In the last year, several research teams in South America have made a concerted effort to understand the genetic diversity and evolution of sweet potato viruses. Their findings highlight the important role of mixed infections in the evolution of these pathogens, and could help scientists breed virus-resistant sweet potatoes.
In July, researchers at the National Agricultural Technology Institute (INTA) in Argentina sequenced the genome of sweet potato virus G (SPVG) for the first time (1). “The study of this virus may be useful in understanding its spread around the world, and maybe it will give us a clue of where the virus originated,” said Liliana Di Feo, a researcher at the Institute of Plant Pathology at INTA who led the research.
The virus was isolated from Argentinean sweet potatoes infected with multiple viruses.

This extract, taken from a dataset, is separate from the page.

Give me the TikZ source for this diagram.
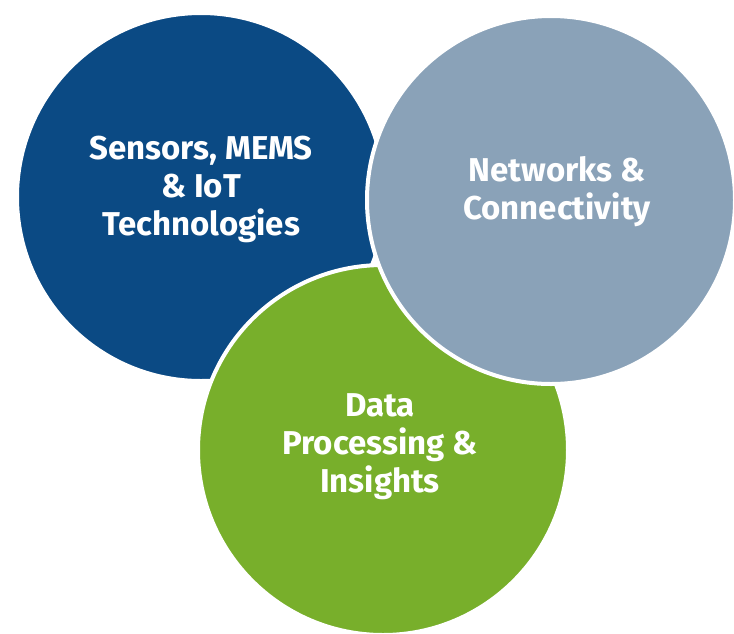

Di Feo’s team now plans to study the effect of single viral infections to determine how individual viruses affect crop yields.
In October, a team at Embrapa Vegetables, a government agricultural research company in Brazil, published the full genome sequences of 34 sweepovirus isolates sampled from a sweet potato bank and commercial fields in Brazil (2). They compared those sequences to pre-existing sequences of 67 sweepovirus isolates. The data provided evidence that recombination events occur within sweet potato plants, as viruses swap DNA amongst themselves. This genomic exchange has led to the emergence of new sweepovirus species, the authors wrote. They also found that the genetic diversity of sweet potato viruses in Brazil is greater than previously thought.
The Argentine team, however, found that their sweepovirus did not cluster with the other South American isolates, but appeared to be more closely related to isolates from Africa and China, said Di Feo.
References
1. Rodriguez Pardina, P.E., N. Bejerman, A.V. Luque, and L. Di Feo. 2012. Complete nucleotide sequence of an Argentinean isolate of sweet potato virus G. Virus Genes. doi:10.1007/s11262-012-0784-z.
2. Albuquerque, L.C., A.K. Inoue-Nagata, B. Pinheiro, R.O. Resende, E. Moriones, and J. Navas-Castillo. 2012. Genetic diversity and recombination analysis of sweepoviruses from Brazil. Virol J, 9:241.